Print the material below exactly as it stands, please, from its first line to the line holding "plt.rcParams['font.family'] = ['Liberation", with no pictures.

+++ DATA PROVIDED

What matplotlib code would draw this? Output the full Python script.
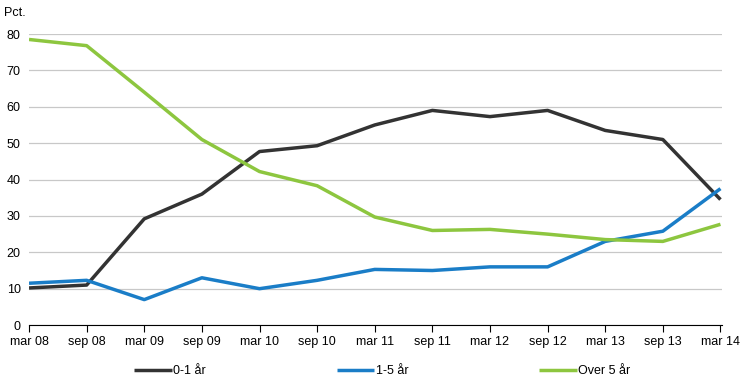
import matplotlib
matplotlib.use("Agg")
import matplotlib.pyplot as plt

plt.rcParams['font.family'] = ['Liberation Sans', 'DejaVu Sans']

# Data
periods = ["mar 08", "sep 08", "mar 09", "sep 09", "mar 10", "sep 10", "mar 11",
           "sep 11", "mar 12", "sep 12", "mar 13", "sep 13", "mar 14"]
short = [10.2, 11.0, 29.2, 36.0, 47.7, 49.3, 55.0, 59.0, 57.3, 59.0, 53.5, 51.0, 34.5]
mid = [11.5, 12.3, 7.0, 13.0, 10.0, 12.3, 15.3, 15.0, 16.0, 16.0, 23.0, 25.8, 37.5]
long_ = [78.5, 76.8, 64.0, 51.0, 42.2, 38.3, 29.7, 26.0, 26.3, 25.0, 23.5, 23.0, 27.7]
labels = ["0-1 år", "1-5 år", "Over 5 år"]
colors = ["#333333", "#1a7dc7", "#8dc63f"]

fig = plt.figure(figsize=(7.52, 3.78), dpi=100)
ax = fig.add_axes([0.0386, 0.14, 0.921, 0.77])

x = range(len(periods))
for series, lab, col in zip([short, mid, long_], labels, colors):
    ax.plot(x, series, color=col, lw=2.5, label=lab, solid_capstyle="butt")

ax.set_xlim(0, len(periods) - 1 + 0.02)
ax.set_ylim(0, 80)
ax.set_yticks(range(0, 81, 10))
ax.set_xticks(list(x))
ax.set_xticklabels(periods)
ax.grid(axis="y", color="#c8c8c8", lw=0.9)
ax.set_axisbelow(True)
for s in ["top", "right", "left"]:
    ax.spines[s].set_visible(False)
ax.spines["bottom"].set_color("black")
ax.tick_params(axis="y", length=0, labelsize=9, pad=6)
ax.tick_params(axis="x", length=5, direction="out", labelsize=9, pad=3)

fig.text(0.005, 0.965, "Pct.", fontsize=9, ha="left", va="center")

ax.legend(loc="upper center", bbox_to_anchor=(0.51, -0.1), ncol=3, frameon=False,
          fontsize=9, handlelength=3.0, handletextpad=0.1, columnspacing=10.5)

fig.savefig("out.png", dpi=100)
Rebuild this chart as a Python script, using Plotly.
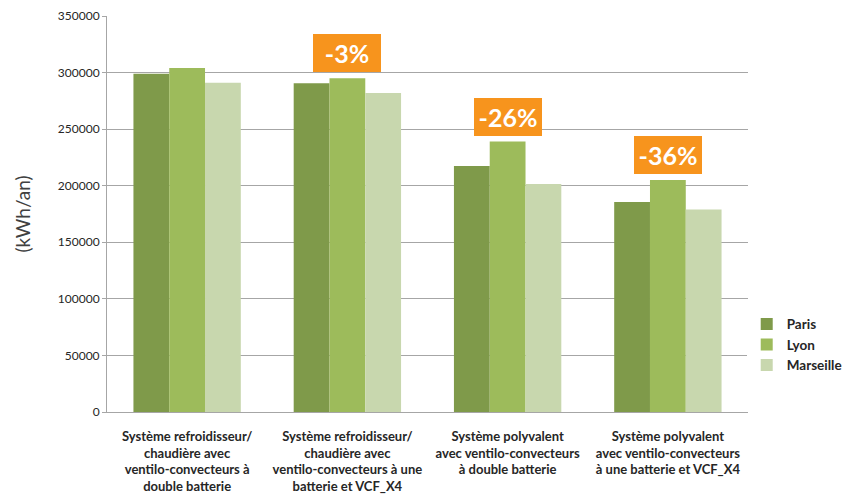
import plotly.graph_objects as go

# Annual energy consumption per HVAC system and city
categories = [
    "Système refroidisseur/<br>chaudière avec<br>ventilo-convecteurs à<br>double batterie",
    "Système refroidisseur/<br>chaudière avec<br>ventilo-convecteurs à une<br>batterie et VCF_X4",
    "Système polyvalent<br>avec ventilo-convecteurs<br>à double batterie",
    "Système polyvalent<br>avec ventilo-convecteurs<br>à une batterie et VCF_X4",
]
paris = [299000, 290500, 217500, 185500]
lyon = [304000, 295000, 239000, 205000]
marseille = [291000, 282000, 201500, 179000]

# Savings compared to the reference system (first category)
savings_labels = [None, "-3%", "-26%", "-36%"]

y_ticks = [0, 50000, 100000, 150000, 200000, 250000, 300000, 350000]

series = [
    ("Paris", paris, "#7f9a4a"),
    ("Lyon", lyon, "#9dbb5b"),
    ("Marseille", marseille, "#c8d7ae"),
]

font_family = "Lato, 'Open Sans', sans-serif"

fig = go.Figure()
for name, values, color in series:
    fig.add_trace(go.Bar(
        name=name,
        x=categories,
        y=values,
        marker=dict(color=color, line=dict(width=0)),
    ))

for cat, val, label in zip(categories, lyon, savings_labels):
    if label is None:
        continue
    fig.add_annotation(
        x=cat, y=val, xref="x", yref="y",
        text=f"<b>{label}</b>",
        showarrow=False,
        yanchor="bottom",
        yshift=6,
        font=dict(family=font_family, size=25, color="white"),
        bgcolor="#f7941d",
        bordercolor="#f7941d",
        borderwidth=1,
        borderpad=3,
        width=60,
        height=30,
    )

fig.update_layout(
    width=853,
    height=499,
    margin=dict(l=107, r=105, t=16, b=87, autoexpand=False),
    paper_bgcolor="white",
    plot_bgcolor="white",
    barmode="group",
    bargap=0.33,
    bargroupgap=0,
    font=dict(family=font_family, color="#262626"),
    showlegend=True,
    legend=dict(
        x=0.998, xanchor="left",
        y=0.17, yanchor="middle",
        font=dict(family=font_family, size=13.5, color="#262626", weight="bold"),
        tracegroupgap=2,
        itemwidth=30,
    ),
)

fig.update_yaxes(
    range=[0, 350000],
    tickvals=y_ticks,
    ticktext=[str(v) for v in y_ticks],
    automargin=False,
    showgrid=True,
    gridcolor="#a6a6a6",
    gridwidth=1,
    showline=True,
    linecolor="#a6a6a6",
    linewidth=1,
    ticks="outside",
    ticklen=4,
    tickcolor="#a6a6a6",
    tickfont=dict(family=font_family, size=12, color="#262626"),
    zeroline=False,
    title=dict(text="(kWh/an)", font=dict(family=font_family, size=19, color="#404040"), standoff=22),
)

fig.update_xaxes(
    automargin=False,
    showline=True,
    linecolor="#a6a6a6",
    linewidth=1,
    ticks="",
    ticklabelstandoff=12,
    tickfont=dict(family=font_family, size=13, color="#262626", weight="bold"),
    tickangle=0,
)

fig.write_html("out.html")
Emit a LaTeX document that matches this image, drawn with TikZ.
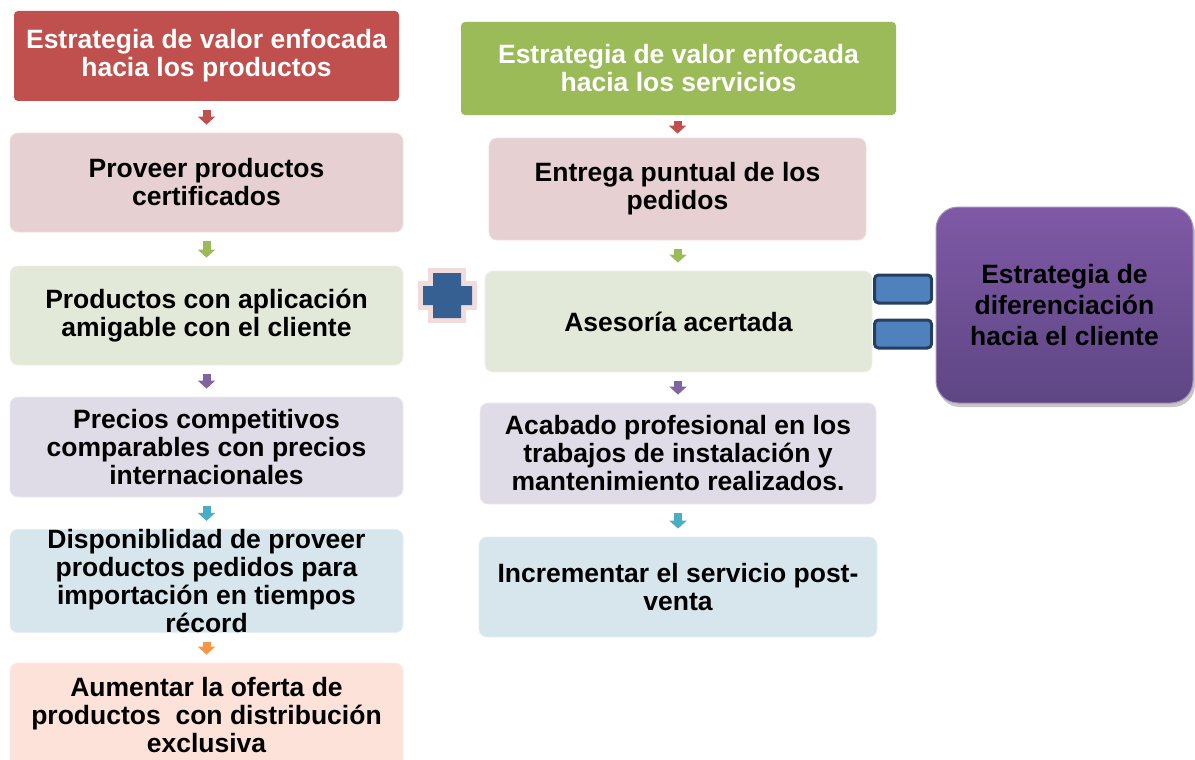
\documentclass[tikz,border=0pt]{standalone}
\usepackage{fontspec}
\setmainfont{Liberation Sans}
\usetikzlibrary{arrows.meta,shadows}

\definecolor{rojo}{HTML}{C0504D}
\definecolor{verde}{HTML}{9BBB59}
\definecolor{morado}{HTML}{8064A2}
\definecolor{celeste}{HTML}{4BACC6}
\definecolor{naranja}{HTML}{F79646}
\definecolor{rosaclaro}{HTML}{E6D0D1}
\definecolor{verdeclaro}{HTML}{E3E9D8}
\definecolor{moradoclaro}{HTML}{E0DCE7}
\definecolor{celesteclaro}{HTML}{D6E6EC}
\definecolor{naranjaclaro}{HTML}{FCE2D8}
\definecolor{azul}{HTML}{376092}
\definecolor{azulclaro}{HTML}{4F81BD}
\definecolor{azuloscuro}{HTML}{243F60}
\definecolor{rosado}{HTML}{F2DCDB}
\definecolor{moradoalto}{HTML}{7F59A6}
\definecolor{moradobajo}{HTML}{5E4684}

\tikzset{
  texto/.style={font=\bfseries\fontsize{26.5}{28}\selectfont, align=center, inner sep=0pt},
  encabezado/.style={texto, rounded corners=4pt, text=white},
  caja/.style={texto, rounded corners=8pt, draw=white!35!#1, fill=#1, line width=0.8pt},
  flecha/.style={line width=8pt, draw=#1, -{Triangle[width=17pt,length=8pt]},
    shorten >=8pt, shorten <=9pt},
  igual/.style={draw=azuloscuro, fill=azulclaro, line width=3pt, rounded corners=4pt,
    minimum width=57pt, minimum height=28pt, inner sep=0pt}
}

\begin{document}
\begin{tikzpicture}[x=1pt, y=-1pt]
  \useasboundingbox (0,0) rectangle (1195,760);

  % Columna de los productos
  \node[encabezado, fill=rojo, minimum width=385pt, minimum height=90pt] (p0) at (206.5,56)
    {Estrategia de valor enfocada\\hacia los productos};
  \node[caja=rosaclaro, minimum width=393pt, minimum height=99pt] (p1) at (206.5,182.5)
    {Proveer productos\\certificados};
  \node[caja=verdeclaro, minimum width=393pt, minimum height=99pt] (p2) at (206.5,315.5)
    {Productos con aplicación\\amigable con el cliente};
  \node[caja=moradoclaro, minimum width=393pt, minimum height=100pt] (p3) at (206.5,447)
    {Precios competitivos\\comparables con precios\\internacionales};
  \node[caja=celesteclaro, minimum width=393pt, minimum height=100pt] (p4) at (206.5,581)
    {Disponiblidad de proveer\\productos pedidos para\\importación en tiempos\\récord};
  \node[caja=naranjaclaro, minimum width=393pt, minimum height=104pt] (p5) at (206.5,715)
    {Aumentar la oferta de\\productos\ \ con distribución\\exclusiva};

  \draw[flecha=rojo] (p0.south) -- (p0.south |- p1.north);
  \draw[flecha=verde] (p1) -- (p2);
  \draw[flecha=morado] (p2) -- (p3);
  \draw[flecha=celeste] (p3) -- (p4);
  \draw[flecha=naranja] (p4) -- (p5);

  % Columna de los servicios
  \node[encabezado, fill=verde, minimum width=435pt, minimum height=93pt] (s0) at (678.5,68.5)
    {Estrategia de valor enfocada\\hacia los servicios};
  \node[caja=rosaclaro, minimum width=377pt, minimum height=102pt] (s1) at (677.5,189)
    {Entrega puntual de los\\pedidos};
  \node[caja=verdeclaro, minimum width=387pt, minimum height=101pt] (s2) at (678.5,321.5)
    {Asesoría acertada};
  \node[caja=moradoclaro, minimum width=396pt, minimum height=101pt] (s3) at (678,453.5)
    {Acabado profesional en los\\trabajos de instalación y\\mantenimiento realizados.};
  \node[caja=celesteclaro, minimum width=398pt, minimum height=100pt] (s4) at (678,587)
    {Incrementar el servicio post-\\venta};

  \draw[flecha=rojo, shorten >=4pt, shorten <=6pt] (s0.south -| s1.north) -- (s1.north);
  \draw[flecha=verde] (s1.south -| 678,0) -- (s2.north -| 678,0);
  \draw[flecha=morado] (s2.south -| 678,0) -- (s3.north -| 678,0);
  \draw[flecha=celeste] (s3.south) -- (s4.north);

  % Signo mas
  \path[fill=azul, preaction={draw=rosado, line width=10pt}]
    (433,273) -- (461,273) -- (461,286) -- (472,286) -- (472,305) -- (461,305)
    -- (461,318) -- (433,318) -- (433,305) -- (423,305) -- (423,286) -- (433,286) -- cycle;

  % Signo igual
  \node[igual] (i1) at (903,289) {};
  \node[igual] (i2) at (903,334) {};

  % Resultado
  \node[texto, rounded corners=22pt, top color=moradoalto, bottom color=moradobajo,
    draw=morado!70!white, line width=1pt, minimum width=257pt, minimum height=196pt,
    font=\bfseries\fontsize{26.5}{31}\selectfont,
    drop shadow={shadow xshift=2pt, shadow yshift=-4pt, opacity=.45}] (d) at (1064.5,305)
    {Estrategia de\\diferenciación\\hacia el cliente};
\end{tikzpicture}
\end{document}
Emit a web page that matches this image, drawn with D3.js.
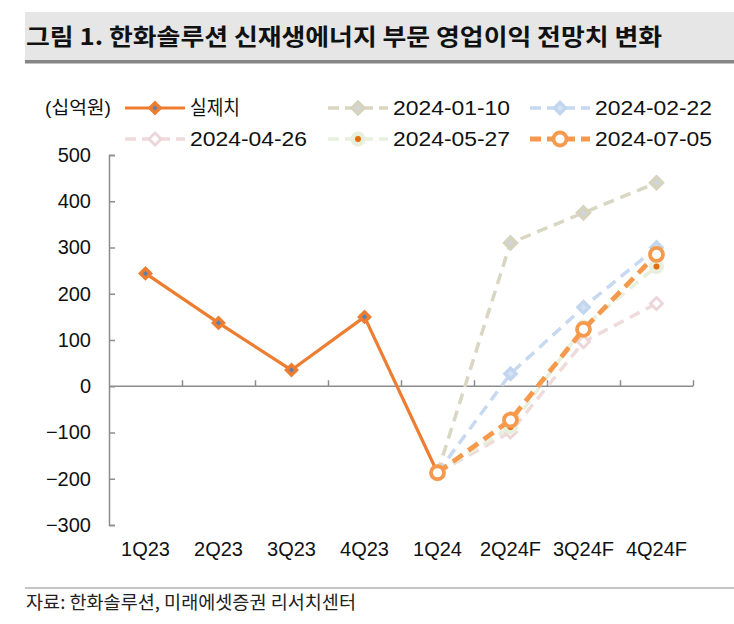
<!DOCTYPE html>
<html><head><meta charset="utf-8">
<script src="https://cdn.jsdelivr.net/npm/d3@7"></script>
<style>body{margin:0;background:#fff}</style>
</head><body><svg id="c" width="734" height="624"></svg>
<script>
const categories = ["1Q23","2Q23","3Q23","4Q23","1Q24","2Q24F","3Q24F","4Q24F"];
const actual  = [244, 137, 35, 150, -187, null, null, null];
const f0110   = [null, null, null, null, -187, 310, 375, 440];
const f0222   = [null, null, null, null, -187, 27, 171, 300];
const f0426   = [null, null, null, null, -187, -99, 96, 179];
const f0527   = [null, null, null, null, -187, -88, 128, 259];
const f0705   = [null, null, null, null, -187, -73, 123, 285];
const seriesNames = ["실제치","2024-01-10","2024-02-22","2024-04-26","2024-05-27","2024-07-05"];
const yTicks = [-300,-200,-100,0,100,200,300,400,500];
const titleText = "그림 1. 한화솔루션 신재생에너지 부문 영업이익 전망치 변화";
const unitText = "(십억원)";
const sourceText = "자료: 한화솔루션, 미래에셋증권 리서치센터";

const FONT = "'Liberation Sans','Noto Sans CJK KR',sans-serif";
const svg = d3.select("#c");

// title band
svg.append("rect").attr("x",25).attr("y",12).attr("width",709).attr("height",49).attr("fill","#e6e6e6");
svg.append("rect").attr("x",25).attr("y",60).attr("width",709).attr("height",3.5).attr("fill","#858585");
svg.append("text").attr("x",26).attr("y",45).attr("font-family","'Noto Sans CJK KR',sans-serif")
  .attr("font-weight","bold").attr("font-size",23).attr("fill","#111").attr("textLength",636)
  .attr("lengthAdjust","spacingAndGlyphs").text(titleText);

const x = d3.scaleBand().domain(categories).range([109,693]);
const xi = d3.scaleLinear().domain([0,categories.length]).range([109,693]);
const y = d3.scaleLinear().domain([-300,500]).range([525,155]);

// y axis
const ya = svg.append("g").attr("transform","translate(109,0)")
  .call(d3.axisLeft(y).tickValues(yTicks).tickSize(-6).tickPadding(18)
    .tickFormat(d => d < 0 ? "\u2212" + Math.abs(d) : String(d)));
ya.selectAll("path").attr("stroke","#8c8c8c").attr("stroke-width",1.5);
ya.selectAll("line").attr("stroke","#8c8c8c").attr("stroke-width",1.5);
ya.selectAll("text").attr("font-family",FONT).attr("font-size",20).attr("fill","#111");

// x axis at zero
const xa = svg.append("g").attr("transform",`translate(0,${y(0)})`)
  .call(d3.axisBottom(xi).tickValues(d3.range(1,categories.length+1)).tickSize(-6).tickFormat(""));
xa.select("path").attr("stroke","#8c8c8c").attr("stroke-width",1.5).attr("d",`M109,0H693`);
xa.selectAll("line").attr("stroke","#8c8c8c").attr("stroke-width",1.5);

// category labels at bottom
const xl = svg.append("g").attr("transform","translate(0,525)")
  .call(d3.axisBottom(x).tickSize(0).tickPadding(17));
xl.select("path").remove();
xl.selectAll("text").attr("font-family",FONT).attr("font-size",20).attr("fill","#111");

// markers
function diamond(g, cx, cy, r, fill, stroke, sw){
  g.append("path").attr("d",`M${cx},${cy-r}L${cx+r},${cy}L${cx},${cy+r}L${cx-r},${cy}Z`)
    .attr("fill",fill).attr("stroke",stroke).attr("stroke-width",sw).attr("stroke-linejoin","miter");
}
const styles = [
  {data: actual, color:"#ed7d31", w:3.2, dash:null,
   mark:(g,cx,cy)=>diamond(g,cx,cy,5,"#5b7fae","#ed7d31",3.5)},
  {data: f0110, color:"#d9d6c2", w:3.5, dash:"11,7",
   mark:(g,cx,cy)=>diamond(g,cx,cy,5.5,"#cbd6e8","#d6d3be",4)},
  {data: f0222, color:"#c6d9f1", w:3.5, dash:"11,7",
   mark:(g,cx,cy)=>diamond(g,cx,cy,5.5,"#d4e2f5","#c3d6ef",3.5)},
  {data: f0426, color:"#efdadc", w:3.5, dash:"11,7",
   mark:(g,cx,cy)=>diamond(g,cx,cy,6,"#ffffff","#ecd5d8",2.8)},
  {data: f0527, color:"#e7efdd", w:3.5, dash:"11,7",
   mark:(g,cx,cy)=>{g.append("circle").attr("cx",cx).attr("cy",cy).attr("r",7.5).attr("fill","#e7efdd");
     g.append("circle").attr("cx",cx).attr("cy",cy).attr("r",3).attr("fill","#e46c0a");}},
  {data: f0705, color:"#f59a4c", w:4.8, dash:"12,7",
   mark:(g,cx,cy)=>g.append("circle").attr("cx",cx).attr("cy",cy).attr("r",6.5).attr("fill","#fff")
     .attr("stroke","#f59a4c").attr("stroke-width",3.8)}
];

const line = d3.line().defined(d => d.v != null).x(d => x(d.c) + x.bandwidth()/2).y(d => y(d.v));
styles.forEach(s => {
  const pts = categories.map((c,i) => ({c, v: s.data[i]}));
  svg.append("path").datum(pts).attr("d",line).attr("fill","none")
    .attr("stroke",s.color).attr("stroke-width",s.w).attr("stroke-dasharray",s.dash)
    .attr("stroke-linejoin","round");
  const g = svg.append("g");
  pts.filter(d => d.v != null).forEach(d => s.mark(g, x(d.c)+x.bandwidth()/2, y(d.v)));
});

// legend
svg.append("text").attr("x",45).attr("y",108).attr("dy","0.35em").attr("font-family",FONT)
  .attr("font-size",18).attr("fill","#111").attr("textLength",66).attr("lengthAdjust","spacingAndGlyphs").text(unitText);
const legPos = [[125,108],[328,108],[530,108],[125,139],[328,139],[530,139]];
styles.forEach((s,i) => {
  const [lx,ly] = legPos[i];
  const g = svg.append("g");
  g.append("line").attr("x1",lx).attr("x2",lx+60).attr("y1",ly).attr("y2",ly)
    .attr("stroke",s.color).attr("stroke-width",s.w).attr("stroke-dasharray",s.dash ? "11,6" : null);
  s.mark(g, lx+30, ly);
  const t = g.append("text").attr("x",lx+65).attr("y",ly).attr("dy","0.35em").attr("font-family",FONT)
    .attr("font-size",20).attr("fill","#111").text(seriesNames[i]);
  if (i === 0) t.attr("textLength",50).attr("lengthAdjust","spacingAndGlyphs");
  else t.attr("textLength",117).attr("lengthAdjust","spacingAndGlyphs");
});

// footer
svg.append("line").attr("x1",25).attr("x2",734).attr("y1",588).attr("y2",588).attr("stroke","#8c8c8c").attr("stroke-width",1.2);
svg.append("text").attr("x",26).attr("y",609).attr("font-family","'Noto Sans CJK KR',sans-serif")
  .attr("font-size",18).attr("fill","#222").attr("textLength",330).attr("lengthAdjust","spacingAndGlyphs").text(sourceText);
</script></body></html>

++++++

THE ANSWER:
What matplotlib code would draw this? Output the full Python script.
import matplotlib
matplotlib.use("Agg")
import matplotlib.pyplot as plt

plt.rcParams['font.family'] = ['Liberation Sans', 'DejaVu Sans']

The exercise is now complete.